(Code that draws figures)
"""
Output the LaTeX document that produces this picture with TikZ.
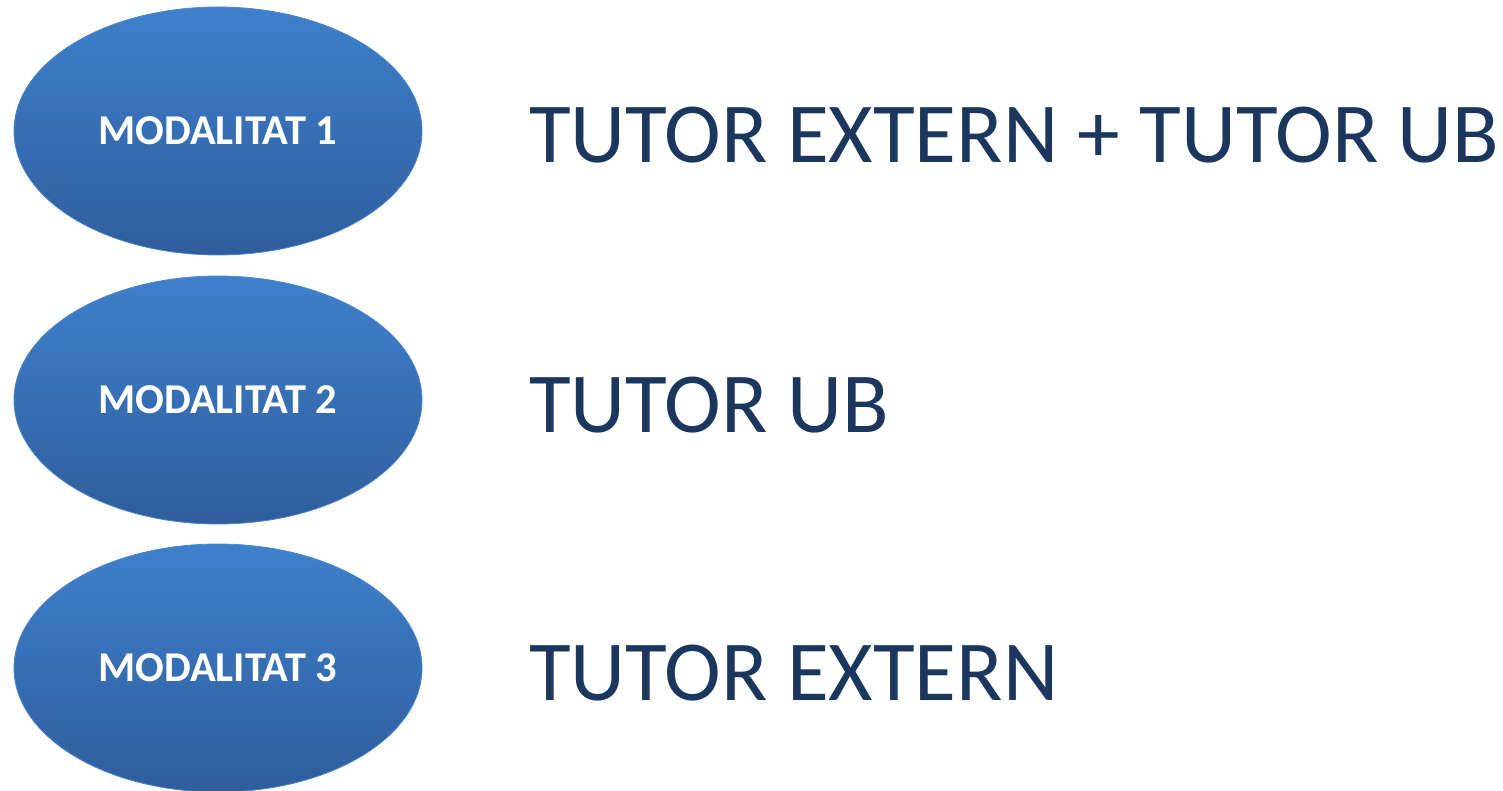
\documentclass[tikz,border=0pt]{standalone}
\usepackage{fontspec}
\setmainfont{Carlito}
\usetikzlibrary{shapes.geometric}
\definecolor{elltop}{HTML}{3E80CC}
\definecolor{ellbot}{HTML}{2F5D9C}
\definecolor{ellborder}{HTML}{4A86CC}
\definecolor{txtblue}{HTML}{1B375E}
\tikzset{
  modal/.style={ellipse, minimum width=408pt, minimum height=248pt, inner sep=0pt,
    top color=elltop, bottom color=ellbot, draw=ellborder, line width=0.8pt,
    text=white, font=\fontsize{42.5}{50}\selectfont\bfseries},
  tutor/.style={anchor=base west, inner sep=0pt, text=txtblue, font=\fontsize{85.5}{100}\selectfont}
}
\begin{document}
\begin{tikzpicture}[x=1pt,y=-1pt]
\useasboundingbox (0,0) rectangle (1503,791);
\node[modal] (m1) at (218,131) {MODALITAT 1};
\node[modal] (m2) at (218,400) {MODALITAT 2};
\node[modal] (m3) at (218,668) {MODALITAT 3};
\node[tutor] (t1) at (529,163) {TUTOR EXTERN + TUTOR UB};
\node[tutor] (t2) at (529,432) {TUTOR UB};
\node[tutor] (t3) at (529,700) {TUTOR EXTERN};
\end{tikzpicture}
\end{document}
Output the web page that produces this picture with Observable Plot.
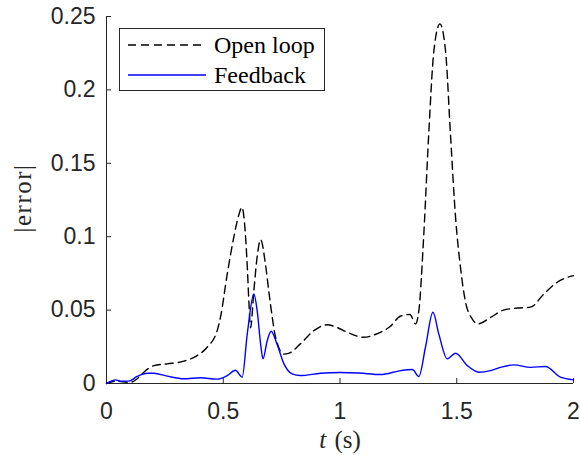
<!DOCTYPE html>
<html><head><meta charset="utf-8">
<script src="https://cdn.jsdelivr.net/npm/d3@7"></script>
<script src="https://cdn.jsdelivr.net/npm/@observablehq/plot@0.6"></script>
<style>
body{margin:0;background:#fff}
#wrap{position:relative;width:580px;height:455px}
#legend{position:absolute;left:119px;top:28px;width:206px;height:63px;border:1px solid #262626;background:#fff;box-sizing:border-box;font-family:"Liberation Serif","Times New Roman",serif;font-size:24px;color:#000}
.row{position:absolute;left:8px;display:flex;align-items:center;height:28px}
.row svg{display:block;margin-right:8px}
</style>
</head><body><div id="wrap"></div>
<script>
const seriesNames = ["Open loop", "Feedback"];
const tOpen = [0, 0.04, 0.1, 0.131, 0.16, 0.203, 0.26, 0.331, 0.388, 0.431, 0.474, 0.488, 0.517, 0.545, 0.567, 0.58, 0.6025, 0.61, 0.617, 0.631, 0.645, 0.66, 0.681, 0.695, 0.71, 0.724, 0.76, 0.78, 0.83, 0.888, 0.945, 0.99, 1.03, 1.10, 1.16, 1.216, 1.26, 1.30, 1.323, 1.338, 1.359, 1.38, 1.402, 1.428, 1.452, 1.473, 1.495, 1.516, 1.537, 1.566, 1.59, 1.645, 1.70, 1.76, 1.816, 1.873, 1.93, 2.0];
const eOpen = [0, 0.0016, 0.0007, 0.0032, 0.0077, 0.0122, 0.0134, 0.0152, 0.019, 0.0247, 0.036, 0.045, 0.0745, 0.0995, 0.115, 0.12, 0.081, 0.055, 0.038, 0.063, 0.086, 0.098, 0.081, 0.063, 0.045, 0.0315, 0.020, 0.0205, 0.027, 0.036, 0.040, 0.038, 0.035, 0.0315, 0.034, 0.039, 0.046, 0.047, 0.0406, 0.050, 0.102, 0.17, 0.2265, 0.245, 0.2265, 0.17, 0.113, 0.079, 0.056, 0.044, 0.0406, 0.045, 0.05, 0.0514, 0.052, 0.061, 0.069, 0.0735];
const tFb = [0, 0.039, 0.06, 0.096, 0.131, 0.174, 0.203, 0.26, 0.331, 0.403, 0.474, 0.517, 0.552, 0.581, 0.603, 0.631, 0.645, 0.66, 0.67, 0.688, 0.705, 0.73, 0.76, 0.795, 0.83, 0.917, 1.0, 1.08, 1.173, 1.26, 1.31, 1.338, 1.366, 1.398, 1.423, 1.459, 1.495, 1.545, 1.595, 1.645, 1.688, 1.744, 1.816, 1.88, 1.944, 2.0];
const eFb = [0, 0.0025, 0.0016, 0.0016, 0.0048, 0.007, 0.007, 0.005, 0.0032, 0.0039, 0.003, 0.0054, 0.009, 0.0043, 0.034, 0.061, 0.05, 0.027, 0.0168, 0.029, 0.0356, 0.027, 0.0134, 0.0066, 0.0054, 0.007, 0.0075, 0.0072, 0.0061, 0.0088, 0.0095, 0.0048, 0.0247, 0.0485, 0.0338, 0.0168, 0.0206, 0.0122, 0.0077, 0.0088, 0.011, 0.0127, 0.011, 0.0116, 0.0043, 0.0025];
const xTicks = [0, 0.5, 1, 1.5, 2];
const yTicks = [0, 0.05, 0.1, 0.15, 0.2, 0.25];
const xLabel = "t (s)";
const yLabel = "|error|";

const open = tOpen.map((t, i) => ({t, e: eOpen[i]}));
const fb = tFb.map((t, i) => ({t, e: eFb[i]}));
const axisColor = "#262626";

const chart = Plot.plot({
  width: 580, height: 455,
  marginLeft: 106, marginRight: 7, marginTop: 16, marginBottom: 72,
  x: {domain: [0, 2]},
  y: {domain: [0, 0.25]},
  style: {fontFamily: "'Liberation Sans', Arial, sans-serif", fontSize: "23px", color: axisColor, background: "#fff", overflow: "visible"},
  marks: [
    Plot.axisX({ticks: xTicks, tickSize: -5, text: null, stroke: axisColor, label: null}),
    Plot.axisX({ticks: xTicks, tickSize: 0, tickPadding: 19, tickFormat: d => String(d), fill: axisColor, label: null}),
    Plot.axisY({ticks: yTicks, tickSize: -5, text: null, stroke: axisColor, label: null}),
    Plot.axisY({ticks: yTicks, tickSize: 0, tickPadding: 11, tickFormat: d => String(d), fill: axisColor, label: null}),
    Plot.ruleY([0], {stroke: axisColor, strokeWidth: 1}),
    Plot.ruleX([0], {stroke: axisColor, strokeWidth: 1}),
    Plot.line(open, {x: "t", y: "e", stroke: "#000", strokeWidth: 1.4, strokeDasharray: "8,5", curve: "monotone-x"}),
    Plot.line(fb, {x: "t", y: "e", stroke: "#0000ff", strokeWidth: 1.4, curve: "monotone-x"})
  ]
});

const wrap = document.getElementById("wrap");
wrap.appendChild(chart);

// axis labels as SVG text
const svg = d3.select(chart);
const xl = svg.append("text")
  .attr("x", 340).attr("y", 448)
  .attr("text-anchor", "middle")
  .style("font-family", "'Liberation Serif','Times New Roman',serif")
  .style("font-size", "25px").style("fill", axisColor).style("word-spacing", "2px");
xl.append("tspan").style("font-style", "italic").text(xLabel.split(" ")[0]);
xl.append("tspan").text(" " + xLabel.split(" ").slice(1).join(" "));

svg.append("text")
  .attr("transform", "translate(31,198) rotate(-90)")
  .attr("text-anchor", "middle")
  .style("font-family", "'Liberation Serif','Times New Roman',serif")
  .style("font-size", "25px").style("letter-spacing", "1.5px").style("fill", axisColor)
  .text(yLabel);

// legend
const legend = document.createElement("div");
legend.id = "legend";
const styles = [{stroke: "#000", dash: "8,5"}, {stroke: "#0000ff", dash: null}];
seriesNames.forEach((name, i) => {
  const row = document.createElement("div");
  row.className = "row";
  row.style.top = (i === 0 ? 2 : 32) + "px";
  const s = d3.create("svg").attr("width", 78).attr("height", 10);
  s.append("line").attr("x1", 0).attr("x2", i === 0 ? 76 : 78).attr("y1", 5).attr("y2", 5)
    .attr("stroke", styles[i].stroke).attr("stroke-width", 1.3)
    .attr("stroke-dasharray", styles[i].dash);
  row.appendChild(s.node());
  const span = document.createElement("span");
  span.textContent = name;
  row.appendChild(span);
  legend.appendChild(row);
});
wrap.appendChild(legend);
</script>
</body></html>
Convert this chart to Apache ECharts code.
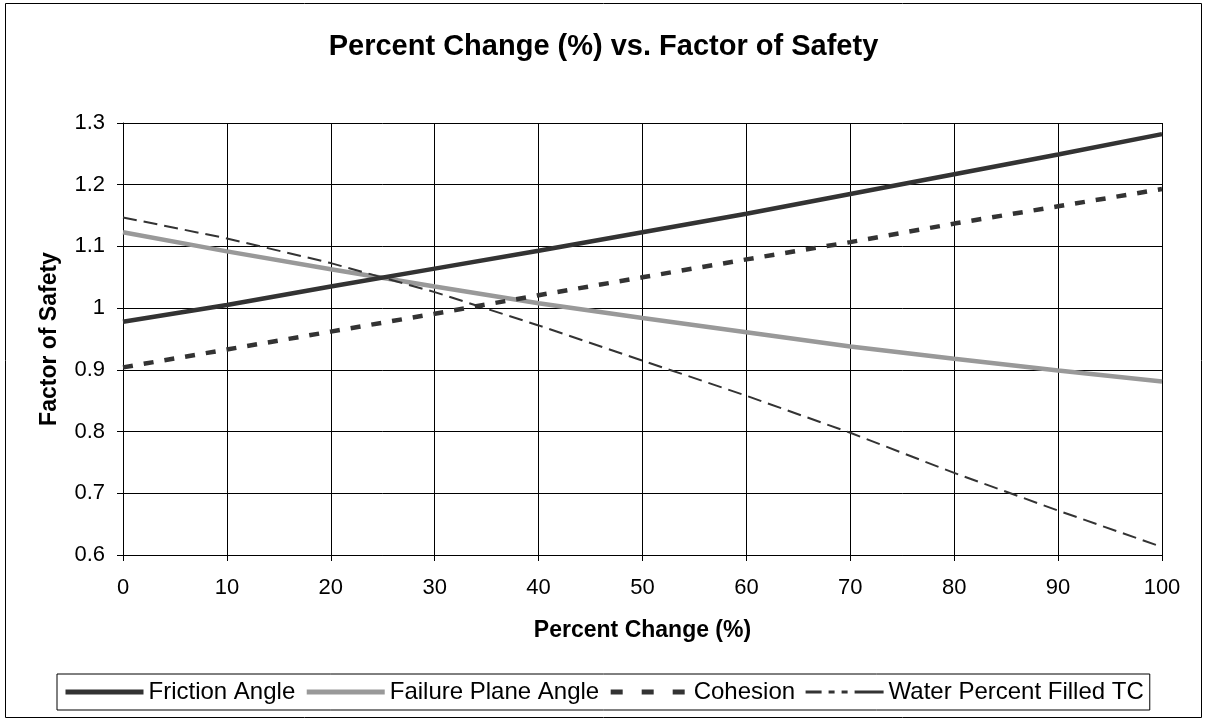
"""
Task requirements
Copy out every line that includes the word "produces".

Worked solution
Output the LaTeX document that produces this picture with TikZ.
Output the web page that produces this picture with Observable Plot.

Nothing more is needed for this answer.